■ REQUIRED TASK
Count lines with the string "this" in them. State the number alone.

◆ ◆ ◆

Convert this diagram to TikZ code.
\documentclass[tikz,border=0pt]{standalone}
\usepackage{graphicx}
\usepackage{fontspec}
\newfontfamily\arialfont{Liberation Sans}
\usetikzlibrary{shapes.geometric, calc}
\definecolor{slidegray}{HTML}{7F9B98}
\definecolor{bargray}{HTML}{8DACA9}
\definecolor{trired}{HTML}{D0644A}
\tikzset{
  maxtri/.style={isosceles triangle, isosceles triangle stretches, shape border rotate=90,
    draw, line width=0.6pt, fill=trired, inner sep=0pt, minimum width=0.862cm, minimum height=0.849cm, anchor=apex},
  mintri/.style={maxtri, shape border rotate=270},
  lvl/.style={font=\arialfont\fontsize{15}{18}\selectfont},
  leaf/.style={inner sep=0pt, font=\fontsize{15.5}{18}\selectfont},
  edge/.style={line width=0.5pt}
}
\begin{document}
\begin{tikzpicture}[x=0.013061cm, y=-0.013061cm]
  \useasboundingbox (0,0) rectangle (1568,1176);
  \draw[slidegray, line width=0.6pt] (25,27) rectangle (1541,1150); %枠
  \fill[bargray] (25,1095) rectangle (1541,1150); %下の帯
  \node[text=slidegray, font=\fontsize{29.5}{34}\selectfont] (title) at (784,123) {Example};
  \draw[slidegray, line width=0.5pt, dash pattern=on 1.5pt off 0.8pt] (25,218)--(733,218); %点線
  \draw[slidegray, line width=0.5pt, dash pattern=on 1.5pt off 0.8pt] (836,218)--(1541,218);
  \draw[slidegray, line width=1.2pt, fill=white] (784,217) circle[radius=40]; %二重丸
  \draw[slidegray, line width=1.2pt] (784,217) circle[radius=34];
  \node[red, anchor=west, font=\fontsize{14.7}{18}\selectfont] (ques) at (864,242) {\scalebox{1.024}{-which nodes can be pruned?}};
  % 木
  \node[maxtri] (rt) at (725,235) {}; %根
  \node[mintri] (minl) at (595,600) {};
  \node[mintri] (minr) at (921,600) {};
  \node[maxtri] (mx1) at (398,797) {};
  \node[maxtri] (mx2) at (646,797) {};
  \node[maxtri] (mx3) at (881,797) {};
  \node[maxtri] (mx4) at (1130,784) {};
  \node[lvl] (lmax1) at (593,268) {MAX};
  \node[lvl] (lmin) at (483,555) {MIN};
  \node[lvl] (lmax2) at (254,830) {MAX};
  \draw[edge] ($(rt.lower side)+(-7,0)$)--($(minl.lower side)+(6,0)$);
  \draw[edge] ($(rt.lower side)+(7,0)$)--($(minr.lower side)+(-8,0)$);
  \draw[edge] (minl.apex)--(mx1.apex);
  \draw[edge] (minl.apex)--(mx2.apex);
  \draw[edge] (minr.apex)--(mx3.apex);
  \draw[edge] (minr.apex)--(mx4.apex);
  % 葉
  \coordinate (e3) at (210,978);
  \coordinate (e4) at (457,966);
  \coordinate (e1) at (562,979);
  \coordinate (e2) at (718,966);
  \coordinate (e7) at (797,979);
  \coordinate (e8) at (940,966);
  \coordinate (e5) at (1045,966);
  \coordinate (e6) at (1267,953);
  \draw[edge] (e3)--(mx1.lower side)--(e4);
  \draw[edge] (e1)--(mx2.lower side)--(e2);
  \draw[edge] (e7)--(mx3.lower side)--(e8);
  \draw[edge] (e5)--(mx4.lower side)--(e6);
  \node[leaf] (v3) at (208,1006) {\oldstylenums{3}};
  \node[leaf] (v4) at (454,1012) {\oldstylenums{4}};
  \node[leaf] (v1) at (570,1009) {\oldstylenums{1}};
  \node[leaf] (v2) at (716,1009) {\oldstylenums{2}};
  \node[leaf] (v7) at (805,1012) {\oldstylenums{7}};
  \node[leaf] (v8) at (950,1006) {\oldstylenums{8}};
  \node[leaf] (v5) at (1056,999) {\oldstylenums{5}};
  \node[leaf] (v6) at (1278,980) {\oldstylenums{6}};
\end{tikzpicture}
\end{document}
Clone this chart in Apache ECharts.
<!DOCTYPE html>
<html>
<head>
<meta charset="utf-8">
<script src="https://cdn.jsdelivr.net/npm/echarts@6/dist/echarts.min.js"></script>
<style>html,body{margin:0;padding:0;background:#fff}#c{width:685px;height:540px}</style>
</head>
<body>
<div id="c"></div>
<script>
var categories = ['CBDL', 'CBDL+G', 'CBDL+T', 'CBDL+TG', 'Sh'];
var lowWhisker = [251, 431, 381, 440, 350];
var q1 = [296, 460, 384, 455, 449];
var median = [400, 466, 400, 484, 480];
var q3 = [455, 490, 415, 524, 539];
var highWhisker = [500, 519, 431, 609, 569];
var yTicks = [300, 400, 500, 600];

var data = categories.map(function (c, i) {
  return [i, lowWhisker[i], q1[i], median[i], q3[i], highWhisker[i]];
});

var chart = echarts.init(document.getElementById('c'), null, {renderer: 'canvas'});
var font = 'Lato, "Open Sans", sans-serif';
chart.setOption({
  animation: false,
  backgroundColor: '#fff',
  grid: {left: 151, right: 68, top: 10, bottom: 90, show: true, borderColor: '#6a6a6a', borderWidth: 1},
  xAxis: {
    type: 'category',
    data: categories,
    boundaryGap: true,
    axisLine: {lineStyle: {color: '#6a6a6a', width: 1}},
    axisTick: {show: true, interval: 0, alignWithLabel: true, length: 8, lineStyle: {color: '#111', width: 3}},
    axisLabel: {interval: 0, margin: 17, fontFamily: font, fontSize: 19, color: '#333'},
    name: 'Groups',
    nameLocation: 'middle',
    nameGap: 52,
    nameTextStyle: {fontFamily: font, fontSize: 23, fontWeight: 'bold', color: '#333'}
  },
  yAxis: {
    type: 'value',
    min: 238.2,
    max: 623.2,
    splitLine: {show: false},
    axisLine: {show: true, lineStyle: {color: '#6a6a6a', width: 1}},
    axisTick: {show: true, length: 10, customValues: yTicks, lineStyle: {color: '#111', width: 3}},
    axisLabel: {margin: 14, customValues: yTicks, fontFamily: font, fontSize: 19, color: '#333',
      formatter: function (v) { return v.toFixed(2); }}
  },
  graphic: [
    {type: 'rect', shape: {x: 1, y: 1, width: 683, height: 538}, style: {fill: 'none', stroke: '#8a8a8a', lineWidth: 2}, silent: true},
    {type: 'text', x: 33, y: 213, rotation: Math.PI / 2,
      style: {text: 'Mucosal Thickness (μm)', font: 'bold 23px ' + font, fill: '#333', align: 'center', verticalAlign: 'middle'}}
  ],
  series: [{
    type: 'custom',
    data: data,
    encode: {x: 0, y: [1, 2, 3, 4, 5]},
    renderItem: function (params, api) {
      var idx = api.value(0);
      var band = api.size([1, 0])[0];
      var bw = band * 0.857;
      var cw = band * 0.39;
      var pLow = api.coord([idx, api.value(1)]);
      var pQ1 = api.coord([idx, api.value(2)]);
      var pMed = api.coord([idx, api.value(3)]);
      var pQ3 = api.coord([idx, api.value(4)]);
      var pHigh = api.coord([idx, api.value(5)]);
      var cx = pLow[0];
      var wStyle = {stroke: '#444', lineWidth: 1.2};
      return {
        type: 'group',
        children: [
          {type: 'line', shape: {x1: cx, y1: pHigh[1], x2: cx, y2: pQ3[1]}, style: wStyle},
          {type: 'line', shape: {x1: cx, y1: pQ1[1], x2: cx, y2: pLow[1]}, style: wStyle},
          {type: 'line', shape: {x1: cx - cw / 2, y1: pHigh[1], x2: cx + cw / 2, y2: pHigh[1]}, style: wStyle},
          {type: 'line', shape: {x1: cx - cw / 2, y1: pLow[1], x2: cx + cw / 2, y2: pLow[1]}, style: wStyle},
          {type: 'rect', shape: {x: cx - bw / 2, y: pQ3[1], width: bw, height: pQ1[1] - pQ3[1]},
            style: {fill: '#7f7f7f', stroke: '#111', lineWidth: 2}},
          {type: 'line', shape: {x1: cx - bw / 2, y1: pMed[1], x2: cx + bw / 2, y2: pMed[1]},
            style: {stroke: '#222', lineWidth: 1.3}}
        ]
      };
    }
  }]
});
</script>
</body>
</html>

◆ ◆ ◆

■ WORKED ANSWER
2